Yesterday after breakfast (eggs, bacon, coffee with milk, berries) I thought I'd try to make a go of it. We were at the cottage and drove back from Muskoka, making a stop at the infamous Weber's burger joint on highway 11. I dutifully ordered the garden burger (mushy beany blech), but then Jen got a hotdog that was waaaaay too big for one person, and Abby wanted a hamburger that she didn't finish. Ethically, I thought it would be worse to waste that food than to eat it, so I finished them off rather than throwing them away.

For supper I had three wraps with beans and salsa, a couple pieces of bread and PB, some hickory-smoked almonds, some apple juice, and cherries for dessert.

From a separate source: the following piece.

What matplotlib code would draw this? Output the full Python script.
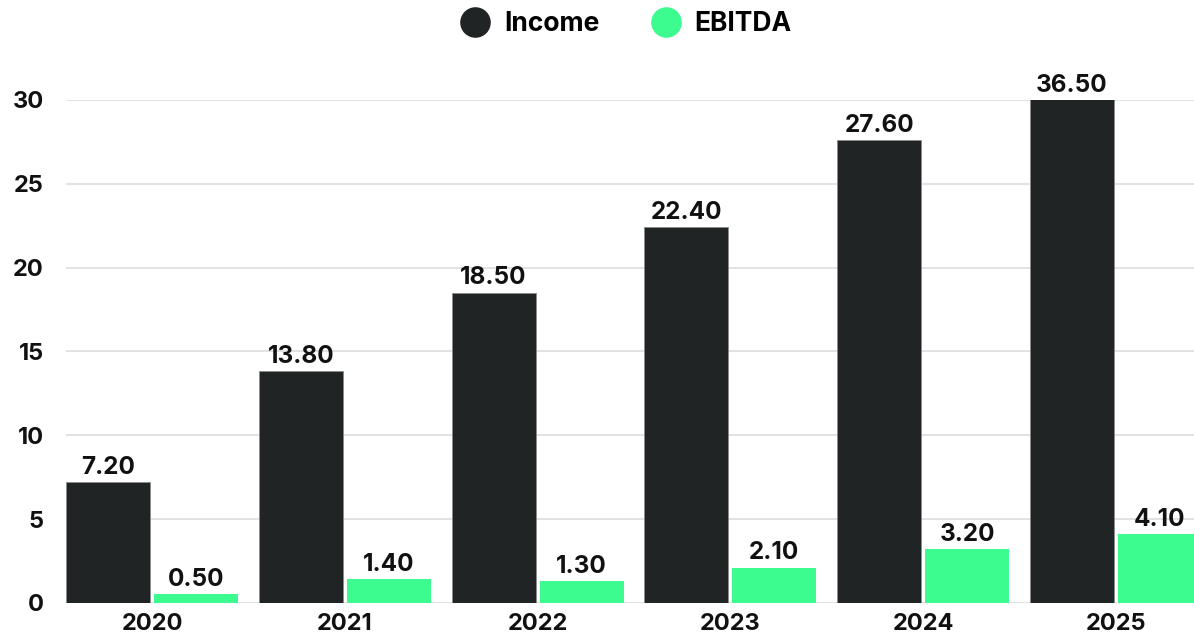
import numpy as np
import matplotlib.pyplot as plt
from matplotlib.lines import Line2D

years = ["2020", "2021", "2022", "2023", "2024", "2025"]
income = [7.20, 13.80, 18.50, 22.40, 27.60, 36.50]
ebitda = [0.50, 1.40, 1.30, 2.10, 3.20, 4.10]

plt.rcParams['font.family'] = ['Inter', 'DejaVu Sans']
plt.rcParams['font.weight'] = 'bold'

dark = "#212424"
green = "#3dfc8f"

fig = plt.figure(figsize=(11.94, 6.4), dpi=100)
ax = fig.add_axes([0.0553, 0.058, 0.9447, 0.786])

x = np.arange(len(years))
w = 0.436
off = 0.228

b1 = ax.bar(x - off, income, w, color=dark, edgecolor="#8a8a8a", linewidth=0.6, zorder=3)
b2 = ax.bar(x + off, ebitda, w, color=green, zorder=3)

# value labels, income above 30 gets its label on the clipped top
for bars, vals in [(b1, income), (b2, ebitda)]:
    for rect, v in zip(bars, vals):
        top = min(v, 30)
        ax.annotate(f"{v:.2f}", (rect.get_x() + rect.get_width() / 2, top),
                    xytext=(0, 6), textcoords="offset points",
                    ha="center", va="baseline", fontsize=17.5, fontweight="bold",
                    color="#111111", annotation_clip=False, zorder=4)

ax.set_ylim(0, 30)
ax.set_xlim(-0.446, 5.405)
ax.set_yticks([0, 5, 10, 15, 20, 25, 30])
ax.set_xticks(x)
ax.set_xticklabels(years)
ax.tick_params(length=0, labelsize=17, colors="#111111")
ax.tick_params(axis="x", pad=7)
ax.tick_params(axis="y", pad=16)
for lab in ax.get_xticklabels() + ax.get_yticklabels():
    lab.set_fontweight("bold")
ax.grid(axis="y", color="#dddddd", linewidth=1.2, zorder=0)
for s in ax.spines.values():
    s.set_visible(False)
ax.set_axisbelow(True)

handles = [Line2D([], [], marker="o", linestyle="", markersize=21, color=dark),
           Line2D([], [], marker="o", linestyle="", markersize=21, color=green)]
leg = fig.legend(handles, ["Income", "EBITDA"], loc="center",
                 bbox_to_anchor=(0.524, 0.962), ncol=2, frameon=False,
                 prop={"size": 19, "weight": "bold"}, columnspacing=1.9,
                 handlelength=1.2, handletextpad=0.5, borderpad=0.2)

fig.savefig("out.png", dpi=100)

Today for breakfast I had more bread and PB and coffee with vanilla soymilk, and then for lunch we were out (Williams Coffee Pub at the harbour) so I ordered a grilled veggie panini with no cheese. They're pre-made, I was told, but the veggie wraps were good. Does it have cheese in it, I wondered? My server asked if I was vegan, so I explained I was trying it out for a month. A sympathetic vegetarian, she said she couldn't imagine trying to go vegan, and that the only other "sauce" I could have for my veggie wrap, besides the cream cheese they normally put in it, was mustard. Okay, I said, I could deal with that. When it finally came, however, it did have the cream cheese! I asked Jen what to do, and she pointed out, again, that it was probably more ethical to eat it than to send it back to be thrown out so they could make me a new one. So day two, halfway through, I've had to compromise twice already. I also had beer with lunch, and a coffee with soy milk, which they did manage to get right.

I'm hungry.

Saturday, May 1, 2010

"I'm Thinking Future Friendly"

I'm blogging again at 10 to 1 in the morning because I just saw a commercial for a total crock. Well okay it was not marketed as such, but here it is: was for a bunch of products that are marketing themselves as being "future friendly" - i.e. environmentally responsible or whatever.

I don't know the answers to these questions yet, but the first things that came to mind were:
  • if Downy is making its fabric softener more concentrated (to reduce the plastic used), doesn't that make it harder on the water supply? Doesn't that make it more toxic? Same with Tide high efficiency ("HE") liquid... WTF?
  • how do they make Coldwater detergent? What have they put into it to make it work? Why won't they assure us that it's not toxic and that it's biodegradable and made of natural ingredients?
  • aren't stronger Bounty sheets going to take longer to decompose, either in a landfill or in a municipal compost heap?
  • what the hell do they have to do to already toxic batteries to make them last longer? What on earth can they be putting in to make batteries give even more power? why shouldn't this terrify us?
  • what is Cascade made of, if not organic biodegradable stuff?
...recently capitalism, which when done properly can totally spur technology and markets and medicine (etc. etc.) through competition, has been showing its dark underbelly: products released too soon (e.g. Tylenol, Honda), in the name of the quickest profit and the most competetive advantage hurt people and hurt the planet. This website and this line of products is SO lame.